WORK TO COMPLETE:
Include in the output only the lines from the opening of the records through the line containing "x_num = np.linspace(0.0125, 0.9875, 40)", each printed exactly; pictures are omitted.

SUPPLIED DATA:
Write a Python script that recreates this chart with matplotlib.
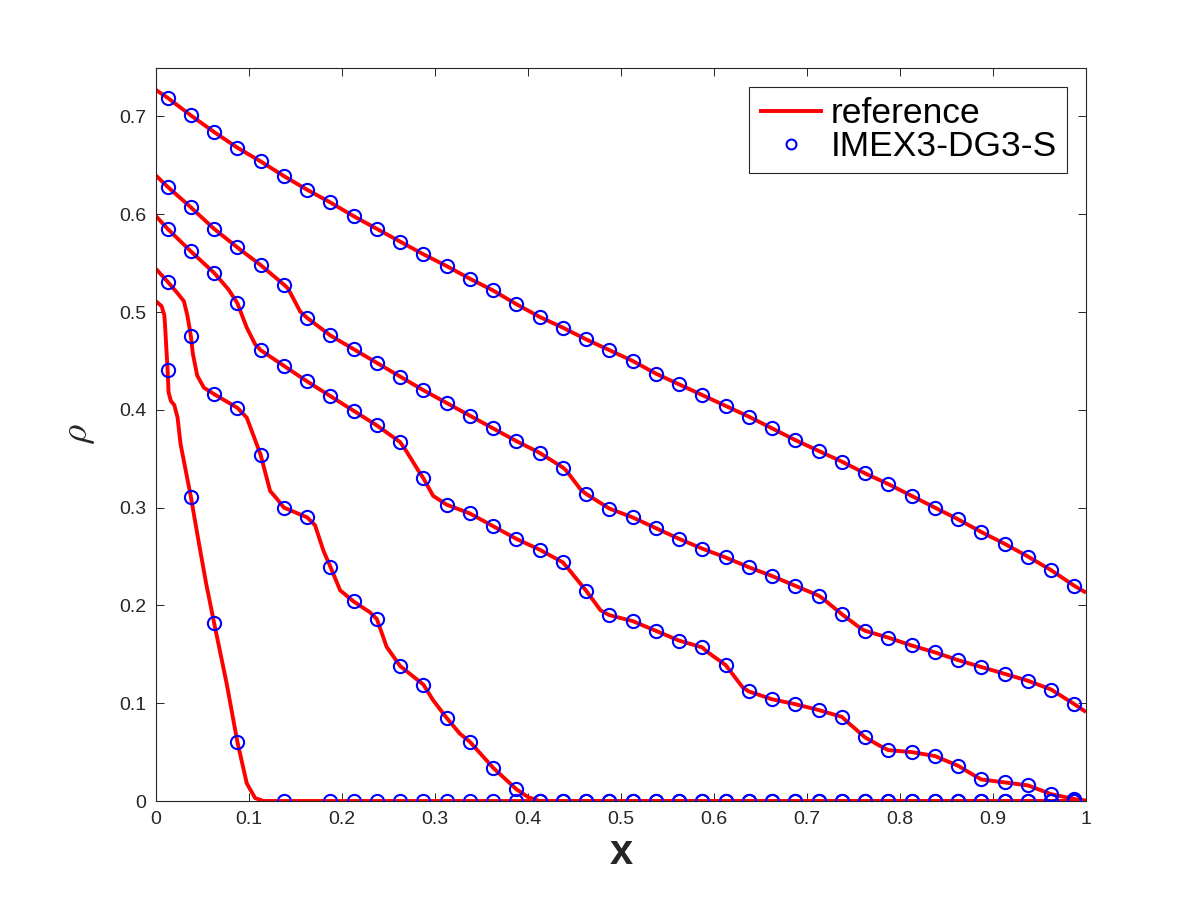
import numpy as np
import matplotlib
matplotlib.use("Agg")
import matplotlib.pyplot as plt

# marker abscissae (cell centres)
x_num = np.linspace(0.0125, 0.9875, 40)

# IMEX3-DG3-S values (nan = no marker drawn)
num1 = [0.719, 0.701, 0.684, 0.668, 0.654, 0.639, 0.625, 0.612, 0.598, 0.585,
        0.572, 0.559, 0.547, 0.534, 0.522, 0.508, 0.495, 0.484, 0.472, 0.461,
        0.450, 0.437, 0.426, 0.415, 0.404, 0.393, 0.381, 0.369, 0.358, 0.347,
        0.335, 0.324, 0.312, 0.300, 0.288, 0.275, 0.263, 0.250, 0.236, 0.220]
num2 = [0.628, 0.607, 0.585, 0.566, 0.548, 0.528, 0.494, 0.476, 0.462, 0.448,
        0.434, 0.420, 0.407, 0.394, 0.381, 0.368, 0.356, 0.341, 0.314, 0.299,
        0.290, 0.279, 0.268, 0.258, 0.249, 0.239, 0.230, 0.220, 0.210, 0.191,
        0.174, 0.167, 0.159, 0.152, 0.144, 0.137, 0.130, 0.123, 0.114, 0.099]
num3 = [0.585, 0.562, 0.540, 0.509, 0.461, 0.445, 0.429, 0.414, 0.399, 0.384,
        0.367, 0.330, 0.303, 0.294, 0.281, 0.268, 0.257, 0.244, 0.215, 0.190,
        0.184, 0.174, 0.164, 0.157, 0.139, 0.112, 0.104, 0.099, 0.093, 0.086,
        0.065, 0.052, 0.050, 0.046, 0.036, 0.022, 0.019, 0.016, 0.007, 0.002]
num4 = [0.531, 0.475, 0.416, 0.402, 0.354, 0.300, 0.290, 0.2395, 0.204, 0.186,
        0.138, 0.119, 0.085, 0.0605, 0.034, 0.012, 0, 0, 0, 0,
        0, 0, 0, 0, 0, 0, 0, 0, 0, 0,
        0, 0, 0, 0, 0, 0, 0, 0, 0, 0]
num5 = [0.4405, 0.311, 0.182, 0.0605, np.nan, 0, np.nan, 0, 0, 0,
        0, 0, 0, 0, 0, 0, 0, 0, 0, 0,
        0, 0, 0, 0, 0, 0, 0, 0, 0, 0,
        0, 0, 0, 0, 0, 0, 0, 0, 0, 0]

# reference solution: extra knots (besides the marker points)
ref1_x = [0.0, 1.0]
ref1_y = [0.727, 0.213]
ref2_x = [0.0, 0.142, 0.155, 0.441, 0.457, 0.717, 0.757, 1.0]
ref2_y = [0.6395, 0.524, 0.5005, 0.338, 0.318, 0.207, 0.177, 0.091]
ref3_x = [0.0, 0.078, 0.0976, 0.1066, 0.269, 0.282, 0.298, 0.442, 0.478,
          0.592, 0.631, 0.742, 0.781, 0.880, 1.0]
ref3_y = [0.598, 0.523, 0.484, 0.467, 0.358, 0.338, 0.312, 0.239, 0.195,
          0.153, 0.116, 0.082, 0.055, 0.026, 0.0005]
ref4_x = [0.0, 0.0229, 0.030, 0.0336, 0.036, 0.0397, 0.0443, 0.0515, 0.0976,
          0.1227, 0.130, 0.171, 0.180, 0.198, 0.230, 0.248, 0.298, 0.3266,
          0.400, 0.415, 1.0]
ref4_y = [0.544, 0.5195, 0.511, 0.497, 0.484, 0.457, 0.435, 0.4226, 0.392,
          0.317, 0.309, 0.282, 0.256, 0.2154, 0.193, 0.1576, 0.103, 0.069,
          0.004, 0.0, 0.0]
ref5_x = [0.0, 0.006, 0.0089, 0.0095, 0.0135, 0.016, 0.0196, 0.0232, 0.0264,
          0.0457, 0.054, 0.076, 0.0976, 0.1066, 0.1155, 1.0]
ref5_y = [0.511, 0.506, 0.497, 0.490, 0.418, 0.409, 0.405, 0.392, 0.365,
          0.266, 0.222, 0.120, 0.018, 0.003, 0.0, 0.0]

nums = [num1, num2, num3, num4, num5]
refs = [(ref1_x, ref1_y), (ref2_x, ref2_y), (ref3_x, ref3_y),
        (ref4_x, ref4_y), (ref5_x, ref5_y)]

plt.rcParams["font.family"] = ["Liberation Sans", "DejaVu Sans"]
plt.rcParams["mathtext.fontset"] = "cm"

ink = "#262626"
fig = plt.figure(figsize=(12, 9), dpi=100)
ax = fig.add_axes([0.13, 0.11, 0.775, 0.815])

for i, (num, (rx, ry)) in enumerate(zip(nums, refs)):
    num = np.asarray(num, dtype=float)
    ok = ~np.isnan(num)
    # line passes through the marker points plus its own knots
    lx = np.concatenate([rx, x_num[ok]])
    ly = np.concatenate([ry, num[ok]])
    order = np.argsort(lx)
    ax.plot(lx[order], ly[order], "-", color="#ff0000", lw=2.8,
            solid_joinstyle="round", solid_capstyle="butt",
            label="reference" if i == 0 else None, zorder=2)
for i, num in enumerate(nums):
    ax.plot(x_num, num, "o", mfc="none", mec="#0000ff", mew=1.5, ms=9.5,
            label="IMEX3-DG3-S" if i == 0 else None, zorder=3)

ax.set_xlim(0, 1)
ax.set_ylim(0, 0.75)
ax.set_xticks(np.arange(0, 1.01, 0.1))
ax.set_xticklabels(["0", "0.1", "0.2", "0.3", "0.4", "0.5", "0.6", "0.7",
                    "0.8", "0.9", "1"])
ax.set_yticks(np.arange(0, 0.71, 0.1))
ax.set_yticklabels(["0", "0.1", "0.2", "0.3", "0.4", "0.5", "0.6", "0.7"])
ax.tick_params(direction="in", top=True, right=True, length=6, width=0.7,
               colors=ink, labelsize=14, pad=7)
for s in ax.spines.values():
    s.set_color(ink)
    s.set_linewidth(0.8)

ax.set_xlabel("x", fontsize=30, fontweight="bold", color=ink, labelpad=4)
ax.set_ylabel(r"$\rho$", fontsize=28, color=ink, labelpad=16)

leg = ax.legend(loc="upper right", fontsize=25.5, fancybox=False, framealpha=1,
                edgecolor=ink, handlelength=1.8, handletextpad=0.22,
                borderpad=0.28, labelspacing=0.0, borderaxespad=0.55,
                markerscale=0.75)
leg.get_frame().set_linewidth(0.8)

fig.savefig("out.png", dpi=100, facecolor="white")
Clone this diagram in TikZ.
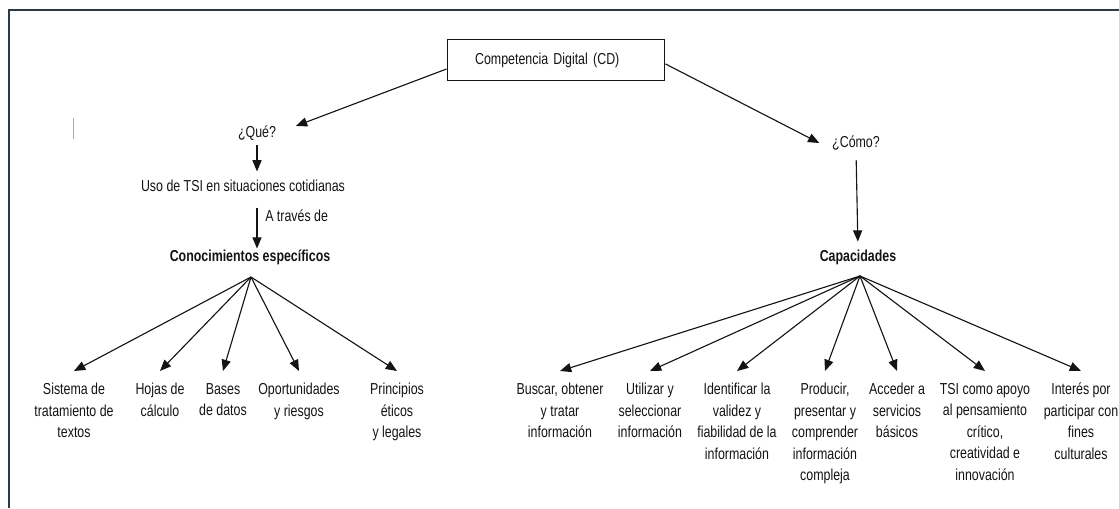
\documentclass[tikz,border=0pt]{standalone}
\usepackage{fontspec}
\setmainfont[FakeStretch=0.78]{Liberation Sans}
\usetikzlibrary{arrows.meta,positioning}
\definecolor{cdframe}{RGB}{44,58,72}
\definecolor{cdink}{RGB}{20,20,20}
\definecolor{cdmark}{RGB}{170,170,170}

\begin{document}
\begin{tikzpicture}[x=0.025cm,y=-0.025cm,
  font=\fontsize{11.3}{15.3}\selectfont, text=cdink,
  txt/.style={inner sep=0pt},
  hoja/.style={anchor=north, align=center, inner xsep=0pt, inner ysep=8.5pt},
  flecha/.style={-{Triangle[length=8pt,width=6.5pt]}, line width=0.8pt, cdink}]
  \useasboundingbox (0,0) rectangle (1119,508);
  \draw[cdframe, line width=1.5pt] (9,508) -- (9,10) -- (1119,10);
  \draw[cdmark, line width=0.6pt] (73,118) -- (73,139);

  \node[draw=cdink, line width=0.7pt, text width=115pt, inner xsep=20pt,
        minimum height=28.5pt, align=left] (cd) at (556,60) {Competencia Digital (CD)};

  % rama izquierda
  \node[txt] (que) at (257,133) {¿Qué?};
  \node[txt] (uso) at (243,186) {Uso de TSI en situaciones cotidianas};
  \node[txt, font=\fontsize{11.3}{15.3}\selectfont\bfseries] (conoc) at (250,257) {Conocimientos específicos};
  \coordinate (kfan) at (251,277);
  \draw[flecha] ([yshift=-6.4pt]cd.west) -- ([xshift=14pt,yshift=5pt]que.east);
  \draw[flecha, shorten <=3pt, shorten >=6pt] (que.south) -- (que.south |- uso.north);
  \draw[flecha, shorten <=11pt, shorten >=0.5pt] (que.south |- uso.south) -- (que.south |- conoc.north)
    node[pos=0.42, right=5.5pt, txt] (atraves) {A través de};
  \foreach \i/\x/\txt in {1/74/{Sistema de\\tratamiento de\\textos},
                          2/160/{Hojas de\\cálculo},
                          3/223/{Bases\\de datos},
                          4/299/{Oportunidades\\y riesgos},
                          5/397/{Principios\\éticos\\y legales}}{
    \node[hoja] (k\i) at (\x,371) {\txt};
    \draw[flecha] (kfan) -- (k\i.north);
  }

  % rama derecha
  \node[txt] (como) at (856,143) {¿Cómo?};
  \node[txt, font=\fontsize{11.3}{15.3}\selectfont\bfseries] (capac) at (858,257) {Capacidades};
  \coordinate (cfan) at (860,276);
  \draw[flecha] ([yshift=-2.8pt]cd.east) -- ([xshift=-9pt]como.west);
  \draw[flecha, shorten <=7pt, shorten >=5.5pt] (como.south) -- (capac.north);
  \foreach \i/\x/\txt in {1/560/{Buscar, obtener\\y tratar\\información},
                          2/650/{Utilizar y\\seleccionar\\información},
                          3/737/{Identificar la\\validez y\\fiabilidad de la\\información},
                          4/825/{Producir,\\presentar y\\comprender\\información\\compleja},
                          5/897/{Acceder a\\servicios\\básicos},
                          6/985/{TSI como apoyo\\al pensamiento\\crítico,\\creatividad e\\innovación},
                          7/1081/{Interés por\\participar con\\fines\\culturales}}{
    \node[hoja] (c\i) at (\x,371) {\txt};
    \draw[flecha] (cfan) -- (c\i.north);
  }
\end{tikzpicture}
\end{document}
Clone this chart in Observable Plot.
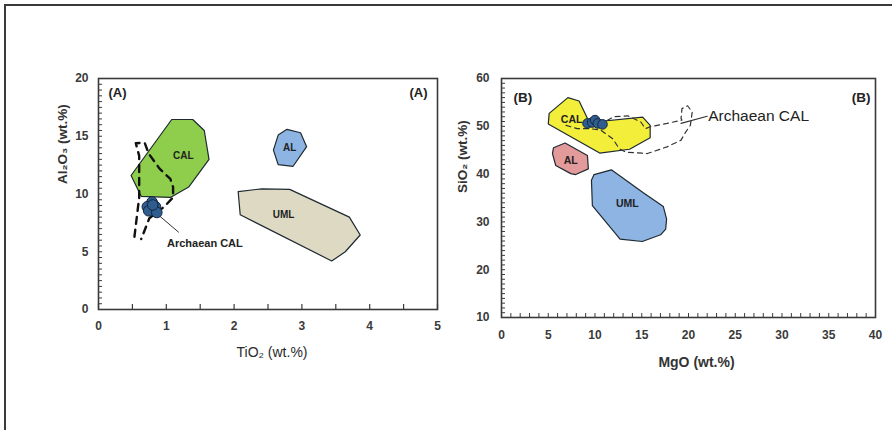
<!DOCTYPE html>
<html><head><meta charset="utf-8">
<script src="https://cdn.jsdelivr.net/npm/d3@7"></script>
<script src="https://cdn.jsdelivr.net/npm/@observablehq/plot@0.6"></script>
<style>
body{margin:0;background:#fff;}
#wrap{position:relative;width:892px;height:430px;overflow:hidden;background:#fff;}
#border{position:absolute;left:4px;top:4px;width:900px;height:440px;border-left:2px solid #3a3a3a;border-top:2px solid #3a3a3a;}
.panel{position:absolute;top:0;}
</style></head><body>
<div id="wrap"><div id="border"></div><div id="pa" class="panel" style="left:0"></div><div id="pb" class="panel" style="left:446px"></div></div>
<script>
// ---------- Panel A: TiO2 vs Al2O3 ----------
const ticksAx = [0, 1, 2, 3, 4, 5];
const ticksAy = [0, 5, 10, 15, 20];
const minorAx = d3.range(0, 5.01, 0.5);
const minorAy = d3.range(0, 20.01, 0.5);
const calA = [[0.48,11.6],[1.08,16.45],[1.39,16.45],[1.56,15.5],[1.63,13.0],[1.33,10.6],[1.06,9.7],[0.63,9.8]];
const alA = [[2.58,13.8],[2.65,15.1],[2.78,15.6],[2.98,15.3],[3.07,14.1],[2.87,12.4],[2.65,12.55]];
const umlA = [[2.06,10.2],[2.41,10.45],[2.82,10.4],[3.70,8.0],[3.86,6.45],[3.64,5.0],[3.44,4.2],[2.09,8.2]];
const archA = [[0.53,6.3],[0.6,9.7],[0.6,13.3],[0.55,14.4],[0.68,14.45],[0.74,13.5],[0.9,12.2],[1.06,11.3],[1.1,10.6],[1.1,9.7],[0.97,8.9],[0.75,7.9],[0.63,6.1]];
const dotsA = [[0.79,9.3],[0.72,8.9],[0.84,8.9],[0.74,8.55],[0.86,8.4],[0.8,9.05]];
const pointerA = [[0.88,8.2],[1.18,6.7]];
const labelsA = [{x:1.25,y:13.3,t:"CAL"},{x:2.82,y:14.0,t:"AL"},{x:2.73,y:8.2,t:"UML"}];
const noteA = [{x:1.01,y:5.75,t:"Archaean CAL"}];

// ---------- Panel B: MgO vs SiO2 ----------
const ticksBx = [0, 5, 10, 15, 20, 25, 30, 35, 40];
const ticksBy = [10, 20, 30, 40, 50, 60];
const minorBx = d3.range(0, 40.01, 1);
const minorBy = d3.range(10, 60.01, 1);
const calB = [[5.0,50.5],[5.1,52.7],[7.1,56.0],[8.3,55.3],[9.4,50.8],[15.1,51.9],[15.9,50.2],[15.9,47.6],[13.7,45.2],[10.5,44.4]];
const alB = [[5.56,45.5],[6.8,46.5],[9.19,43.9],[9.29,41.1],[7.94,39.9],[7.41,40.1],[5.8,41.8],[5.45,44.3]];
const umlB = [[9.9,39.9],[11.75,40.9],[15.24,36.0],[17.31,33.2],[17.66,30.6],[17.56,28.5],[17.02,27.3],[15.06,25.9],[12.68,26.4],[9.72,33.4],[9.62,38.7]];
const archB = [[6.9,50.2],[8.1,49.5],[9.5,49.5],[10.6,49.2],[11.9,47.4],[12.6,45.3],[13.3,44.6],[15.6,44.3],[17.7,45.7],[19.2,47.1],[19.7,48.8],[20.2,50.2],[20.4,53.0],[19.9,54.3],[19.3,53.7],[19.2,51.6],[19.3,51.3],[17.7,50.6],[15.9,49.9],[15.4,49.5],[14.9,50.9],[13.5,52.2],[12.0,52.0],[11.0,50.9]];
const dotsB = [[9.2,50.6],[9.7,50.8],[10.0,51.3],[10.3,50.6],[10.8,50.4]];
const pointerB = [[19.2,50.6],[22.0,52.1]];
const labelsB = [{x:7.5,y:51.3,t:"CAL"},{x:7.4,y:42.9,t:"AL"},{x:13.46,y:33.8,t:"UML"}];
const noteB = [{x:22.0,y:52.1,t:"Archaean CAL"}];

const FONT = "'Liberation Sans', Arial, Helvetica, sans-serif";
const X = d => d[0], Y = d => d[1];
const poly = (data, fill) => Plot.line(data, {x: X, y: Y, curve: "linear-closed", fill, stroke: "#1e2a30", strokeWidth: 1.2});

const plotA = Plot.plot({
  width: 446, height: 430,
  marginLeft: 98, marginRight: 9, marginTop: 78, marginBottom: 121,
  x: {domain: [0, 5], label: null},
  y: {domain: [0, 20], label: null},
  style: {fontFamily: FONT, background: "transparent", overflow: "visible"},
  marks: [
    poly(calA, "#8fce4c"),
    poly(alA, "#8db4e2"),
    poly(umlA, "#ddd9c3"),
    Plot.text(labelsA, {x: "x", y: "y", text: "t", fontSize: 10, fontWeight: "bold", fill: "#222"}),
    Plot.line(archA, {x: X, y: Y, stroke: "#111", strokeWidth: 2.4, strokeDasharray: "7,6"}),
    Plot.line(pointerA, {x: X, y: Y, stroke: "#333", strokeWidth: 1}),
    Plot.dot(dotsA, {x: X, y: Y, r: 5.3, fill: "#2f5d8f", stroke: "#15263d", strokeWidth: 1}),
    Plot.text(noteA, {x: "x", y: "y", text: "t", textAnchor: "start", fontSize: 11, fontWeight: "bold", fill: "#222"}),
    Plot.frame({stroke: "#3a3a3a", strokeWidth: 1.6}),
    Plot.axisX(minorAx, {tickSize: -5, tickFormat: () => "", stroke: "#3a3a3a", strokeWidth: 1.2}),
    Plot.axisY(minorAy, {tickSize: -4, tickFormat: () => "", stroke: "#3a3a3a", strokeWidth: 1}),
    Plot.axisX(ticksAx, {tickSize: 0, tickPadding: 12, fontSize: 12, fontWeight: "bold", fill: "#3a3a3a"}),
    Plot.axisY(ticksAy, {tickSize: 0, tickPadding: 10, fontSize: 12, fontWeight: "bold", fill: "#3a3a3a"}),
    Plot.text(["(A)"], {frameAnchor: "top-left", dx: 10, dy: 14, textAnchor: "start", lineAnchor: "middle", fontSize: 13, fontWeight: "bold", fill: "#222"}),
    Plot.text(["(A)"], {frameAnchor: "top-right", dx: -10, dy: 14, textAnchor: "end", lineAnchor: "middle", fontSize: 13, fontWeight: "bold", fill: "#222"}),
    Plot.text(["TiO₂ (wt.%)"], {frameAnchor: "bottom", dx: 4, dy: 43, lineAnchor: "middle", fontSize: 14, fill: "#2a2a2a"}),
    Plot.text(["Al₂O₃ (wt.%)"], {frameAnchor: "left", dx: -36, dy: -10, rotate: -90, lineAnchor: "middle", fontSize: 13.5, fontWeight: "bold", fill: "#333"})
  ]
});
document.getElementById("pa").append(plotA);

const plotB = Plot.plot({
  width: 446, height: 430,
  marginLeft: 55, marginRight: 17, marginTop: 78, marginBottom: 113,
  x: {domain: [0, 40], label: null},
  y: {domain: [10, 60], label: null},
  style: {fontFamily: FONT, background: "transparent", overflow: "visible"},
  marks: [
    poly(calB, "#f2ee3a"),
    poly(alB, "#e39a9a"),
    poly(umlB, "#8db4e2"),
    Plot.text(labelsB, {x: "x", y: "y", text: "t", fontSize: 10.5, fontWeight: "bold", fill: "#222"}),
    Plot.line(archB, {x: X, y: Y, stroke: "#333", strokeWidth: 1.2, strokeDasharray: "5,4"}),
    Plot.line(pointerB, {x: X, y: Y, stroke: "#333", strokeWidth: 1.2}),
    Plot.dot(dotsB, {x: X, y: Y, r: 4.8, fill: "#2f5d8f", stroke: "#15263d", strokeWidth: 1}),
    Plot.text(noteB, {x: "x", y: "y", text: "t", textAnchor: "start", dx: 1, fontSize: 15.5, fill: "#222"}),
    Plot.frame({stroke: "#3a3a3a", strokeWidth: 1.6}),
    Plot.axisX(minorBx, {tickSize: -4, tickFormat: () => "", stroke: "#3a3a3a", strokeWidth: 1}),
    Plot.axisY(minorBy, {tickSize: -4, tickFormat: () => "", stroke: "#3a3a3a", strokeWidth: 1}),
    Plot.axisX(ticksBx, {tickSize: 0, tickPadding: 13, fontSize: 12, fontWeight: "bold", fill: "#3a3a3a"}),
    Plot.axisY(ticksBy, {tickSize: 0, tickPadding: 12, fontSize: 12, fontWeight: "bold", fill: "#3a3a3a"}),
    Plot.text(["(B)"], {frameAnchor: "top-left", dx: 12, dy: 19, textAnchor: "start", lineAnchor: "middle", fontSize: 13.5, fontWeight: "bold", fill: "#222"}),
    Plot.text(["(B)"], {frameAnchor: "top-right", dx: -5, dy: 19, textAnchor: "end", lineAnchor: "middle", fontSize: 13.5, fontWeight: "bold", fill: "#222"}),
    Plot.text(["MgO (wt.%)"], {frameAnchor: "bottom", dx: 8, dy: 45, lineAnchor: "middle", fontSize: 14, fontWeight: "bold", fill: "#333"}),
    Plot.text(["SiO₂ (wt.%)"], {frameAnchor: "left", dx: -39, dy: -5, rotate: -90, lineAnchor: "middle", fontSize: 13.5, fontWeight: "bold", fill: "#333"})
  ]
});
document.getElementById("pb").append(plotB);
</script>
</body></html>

OUTPUT OF THE EXERCISE:
Write a Python script that recreates this chart with matplotlib.
import numpy as np
import matplotlib
matplotlib.use("Agg")
import matplotlib.pyplot as plt

# marker abscissae (cell centres)
x_num = np.linspace(0.0125, 0.9875, 40)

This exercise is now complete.